TMA Descriptor Mutators
Of the nine tensormap.replace.tile.* field-mutator templates that
PTX ISA 8.3 defines, Tileiras emits only three device-callable mutators:
| Field | Template (verbatim, {0} = address-space token, {1} = decimal index) | Width | Constraint | Emitted | Writes to |
|---|---|---|---|---|---|
global_address | tensormap.replace.tile.global_address.{0}.b1024.b64 [$0], $1; | b1024.b64 | "l,l" (global) / "r,l" (shared::cta) | once | DESC_TMA512+0x00 (tensor_base_ptr) |
global_dim | tensormap.replace.tile.global_dim.{0}.b1024.b32 [$0], {1}, $1; | b1024.b32 | "l,r" | rank times, i ∈ [0, rank) | i-th 32-bit lane inside fmt_dim_stride_packed |
global_stride | tensormap.replace.tile.global_stride.{0}.b1024.b64 [$0], {1}, $1; | b1024.b64 | "l,l" | rank-1 times, i ∈ [1, rank), {1} = i-1 | (i-1)-th 64-bit lane inside elem_stride_packed |
The other PTX ISA 8.3 mutators — box_size, element_stride,
swizzle, fill_mode, elemtype, interleave, rank, and the entire
tensormap.replace.im2col.* family — never appear in this path. The
structural consequence is sharp: any rebind that would change format,
box-shape, swizzle, fill-mode, element-type, or interleave layout must
round-trip through the host-side cuTensorMapEncode* driver entry; the
in-place device-side mutator handles only the
tiled-rebind-with-new-base-and-extents subset. Equivalently, im2col
descriptors are always host-born via cuTensorMapEncodeIm2col, and SM100
paired-CTA TWO_CTA descriptors are always host-born because the CTA
V-map folds into box_size_packed — which has no mutator. The dim-0
stride is implicit 1 (= element size) and never written by the device
path; the host encoder bakes it in at birth time.

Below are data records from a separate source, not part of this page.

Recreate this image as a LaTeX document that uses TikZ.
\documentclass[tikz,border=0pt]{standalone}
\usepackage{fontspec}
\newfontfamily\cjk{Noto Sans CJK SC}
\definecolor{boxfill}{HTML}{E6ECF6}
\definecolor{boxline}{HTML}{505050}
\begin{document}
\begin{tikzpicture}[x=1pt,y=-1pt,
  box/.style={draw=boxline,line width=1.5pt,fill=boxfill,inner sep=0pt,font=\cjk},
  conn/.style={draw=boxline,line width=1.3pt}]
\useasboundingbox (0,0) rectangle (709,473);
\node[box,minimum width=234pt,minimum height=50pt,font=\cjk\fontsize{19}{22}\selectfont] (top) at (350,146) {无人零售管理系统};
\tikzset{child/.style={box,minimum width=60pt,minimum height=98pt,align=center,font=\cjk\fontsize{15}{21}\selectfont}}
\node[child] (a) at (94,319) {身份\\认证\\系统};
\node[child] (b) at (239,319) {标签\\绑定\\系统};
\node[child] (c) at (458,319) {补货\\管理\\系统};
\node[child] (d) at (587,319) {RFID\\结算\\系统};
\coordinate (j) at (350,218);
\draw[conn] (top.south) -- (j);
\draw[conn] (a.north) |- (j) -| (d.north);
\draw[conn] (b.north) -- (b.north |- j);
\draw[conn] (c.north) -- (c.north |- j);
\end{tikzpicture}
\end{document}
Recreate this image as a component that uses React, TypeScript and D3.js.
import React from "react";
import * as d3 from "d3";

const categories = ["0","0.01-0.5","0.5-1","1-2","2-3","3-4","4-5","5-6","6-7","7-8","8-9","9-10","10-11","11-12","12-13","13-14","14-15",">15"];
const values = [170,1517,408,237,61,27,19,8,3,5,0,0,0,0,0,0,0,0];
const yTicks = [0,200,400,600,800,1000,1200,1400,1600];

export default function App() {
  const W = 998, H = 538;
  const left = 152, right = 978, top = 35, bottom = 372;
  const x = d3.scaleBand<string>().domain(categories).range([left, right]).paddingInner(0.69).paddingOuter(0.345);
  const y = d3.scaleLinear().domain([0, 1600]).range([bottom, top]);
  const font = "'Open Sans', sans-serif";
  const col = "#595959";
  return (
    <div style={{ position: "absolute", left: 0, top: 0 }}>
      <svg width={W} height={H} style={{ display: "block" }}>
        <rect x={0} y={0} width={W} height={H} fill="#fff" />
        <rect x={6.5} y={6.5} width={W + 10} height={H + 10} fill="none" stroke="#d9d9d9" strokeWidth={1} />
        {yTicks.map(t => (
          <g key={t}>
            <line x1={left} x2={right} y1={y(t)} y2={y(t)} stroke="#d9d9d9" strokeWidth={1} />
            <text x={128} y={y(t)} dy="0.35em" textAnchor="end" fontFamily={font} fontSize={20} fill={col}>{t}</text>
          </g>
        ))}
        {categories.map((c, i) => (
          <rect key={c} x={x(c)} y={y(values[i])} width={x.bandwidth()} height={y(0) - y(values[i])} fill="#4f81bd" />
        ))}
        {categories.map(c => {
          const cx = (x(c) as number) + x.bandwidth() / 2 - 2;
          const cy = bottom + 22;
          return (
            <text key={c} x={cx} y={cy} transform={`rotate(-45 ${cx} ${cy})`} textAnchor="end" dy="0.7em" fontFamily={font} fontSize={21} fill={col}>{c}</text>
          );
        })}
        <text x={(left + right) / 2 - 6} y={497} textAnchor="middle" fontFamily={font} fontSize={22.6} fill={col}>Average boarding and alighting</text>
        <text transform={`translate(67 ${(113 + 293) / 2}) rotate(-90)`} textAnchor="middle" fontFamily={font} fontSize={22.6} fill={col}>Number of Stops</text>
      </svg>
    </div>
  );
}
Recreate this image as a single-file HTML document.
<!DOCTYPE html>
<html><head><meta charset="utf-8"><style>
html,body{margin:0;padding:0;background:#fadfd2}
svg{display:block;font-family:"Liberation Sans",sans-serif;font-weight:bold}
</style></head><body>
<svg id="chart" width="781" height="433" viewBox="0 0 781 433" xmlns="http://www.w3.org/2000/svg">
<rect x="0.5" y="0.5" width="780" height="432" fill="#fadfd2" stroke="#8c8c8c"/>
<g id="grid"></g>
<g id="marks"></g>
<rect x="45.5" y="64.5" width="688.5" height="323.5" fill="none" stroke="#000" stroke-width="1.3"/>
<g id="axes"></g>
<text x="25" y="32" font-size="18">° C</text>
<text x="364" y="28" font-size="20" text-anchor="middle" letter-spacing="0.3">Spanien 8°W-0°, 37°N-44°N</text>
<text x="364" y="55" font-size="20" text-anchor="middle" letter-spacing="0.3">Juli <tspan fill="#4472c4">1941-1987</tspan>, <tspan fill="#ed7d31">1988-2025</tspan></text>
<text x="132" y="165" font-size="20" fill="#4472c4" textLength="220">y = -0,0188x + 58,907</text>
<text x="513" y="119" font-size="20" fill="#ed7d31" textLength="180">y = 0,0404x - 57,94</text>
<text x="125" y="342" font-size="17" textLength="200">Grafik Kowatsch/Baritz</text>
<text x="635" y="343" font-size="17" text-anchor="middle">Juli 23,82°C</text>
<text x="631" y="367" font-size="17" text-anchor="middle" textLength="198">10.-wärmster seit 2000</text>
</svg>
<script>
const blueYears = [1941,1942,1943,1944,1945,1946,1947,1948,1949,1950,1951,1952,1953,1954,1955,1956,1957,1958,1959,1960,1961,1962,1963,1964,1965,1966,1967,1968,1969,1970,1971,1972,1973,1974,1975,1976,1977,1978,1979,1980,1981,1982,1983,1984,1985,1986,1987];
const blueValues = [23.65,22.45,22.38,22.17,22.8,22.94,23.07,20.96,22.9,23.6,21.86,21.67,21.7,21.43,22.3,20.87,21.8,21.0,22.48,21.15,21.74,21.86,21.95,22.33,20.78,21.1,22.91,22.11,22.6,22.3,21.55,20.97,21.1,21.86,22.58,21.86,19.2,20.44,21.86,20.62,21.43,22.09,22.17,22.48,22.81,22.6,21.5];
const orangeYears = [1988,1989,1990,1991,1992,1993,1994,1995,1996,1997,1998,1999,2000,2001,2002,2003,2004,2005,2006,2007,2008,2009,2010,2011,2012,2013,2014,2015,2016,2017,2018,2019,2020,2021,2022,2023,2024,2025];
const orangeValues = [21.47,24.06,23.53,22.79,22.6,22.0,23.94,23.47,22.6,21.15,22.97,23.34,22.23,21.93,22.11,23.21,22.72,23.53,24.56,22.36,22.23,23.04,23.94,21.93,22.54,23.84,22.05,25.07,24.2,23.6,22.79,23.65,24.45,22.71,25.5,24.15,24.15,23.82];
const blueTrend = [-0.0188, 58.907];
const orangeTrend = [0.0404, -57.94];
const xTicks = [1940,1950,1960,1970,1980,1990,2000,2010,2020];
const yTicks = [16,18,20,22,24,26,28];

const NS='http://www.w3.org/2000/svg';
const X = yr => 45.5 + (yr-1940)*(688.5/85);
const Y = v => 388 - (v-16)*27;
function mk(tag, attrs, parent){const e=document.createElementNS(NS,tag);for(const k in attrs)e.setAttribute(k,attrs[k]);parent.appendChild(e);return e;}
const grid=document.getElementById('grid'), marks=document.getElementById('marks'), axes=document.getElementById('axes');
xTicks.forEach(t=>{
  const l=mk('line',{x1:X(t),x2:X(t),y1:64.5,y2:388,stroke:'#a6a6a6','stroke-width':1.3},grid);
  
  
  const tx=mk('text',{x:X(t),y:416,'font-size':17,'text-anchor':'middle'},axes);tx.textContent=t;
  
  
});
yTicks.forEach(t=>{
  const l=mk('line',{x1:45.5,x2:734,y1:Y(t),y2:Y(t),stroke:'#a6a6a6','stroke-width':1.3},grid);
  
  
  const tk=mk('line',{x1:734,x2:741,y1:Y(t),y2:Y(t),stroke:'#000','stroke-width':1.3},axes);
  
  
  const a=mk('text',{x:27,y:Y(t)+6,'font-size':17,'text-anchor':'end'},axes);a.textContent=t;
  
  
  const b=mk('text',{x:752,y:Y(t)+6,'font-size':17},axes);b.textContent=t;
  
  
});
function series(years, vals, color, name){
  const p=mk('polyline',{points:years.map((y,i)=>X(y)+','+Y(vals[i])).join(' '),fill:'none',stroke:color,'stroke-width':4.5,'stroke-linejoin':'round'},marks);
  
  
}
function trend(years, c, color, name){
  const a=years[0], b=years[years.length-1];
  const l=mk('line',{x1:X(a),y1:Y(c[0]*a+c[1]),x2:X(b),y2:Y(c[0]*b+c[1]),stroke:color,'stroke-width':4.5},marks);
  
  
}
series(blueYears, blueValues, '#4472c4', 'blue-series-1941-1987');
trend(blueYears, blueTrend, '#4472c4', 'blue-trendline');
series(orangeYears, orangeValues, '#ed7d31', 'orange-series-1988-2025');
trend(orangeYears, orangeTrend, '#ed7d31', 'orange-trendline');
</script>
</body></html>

The full device-side rebind sequence per descriptor is therefore:
optional tensormap.cp_fenceproxy.global.shared::cta.tensormap::generic.release.cta.sync.aligned
seed-copy from a host-prepared template, one
fence.proxy.tensormap::generic.acquire.{cta|gpu|sys}, one
global_address write, rank global_dim writes, rank-1
global_stride writes, one
fence.proxy.tensormap::generic.release.{cta|gpu|sys}, then the consumer
thread's matching acquire fence before the cp.async.bulk.tensor.* read.
Within a single CTA the .cta fence scope suffices; across CTAs in a
cluster the .gpu scope is mandatory — or the descriptor must be
re-staged into each CTA's own shared::cta slot via cp_fenceproxy.
Every replace mutator has side effects and must remain ordered with
respect to the surrounding proxy fences.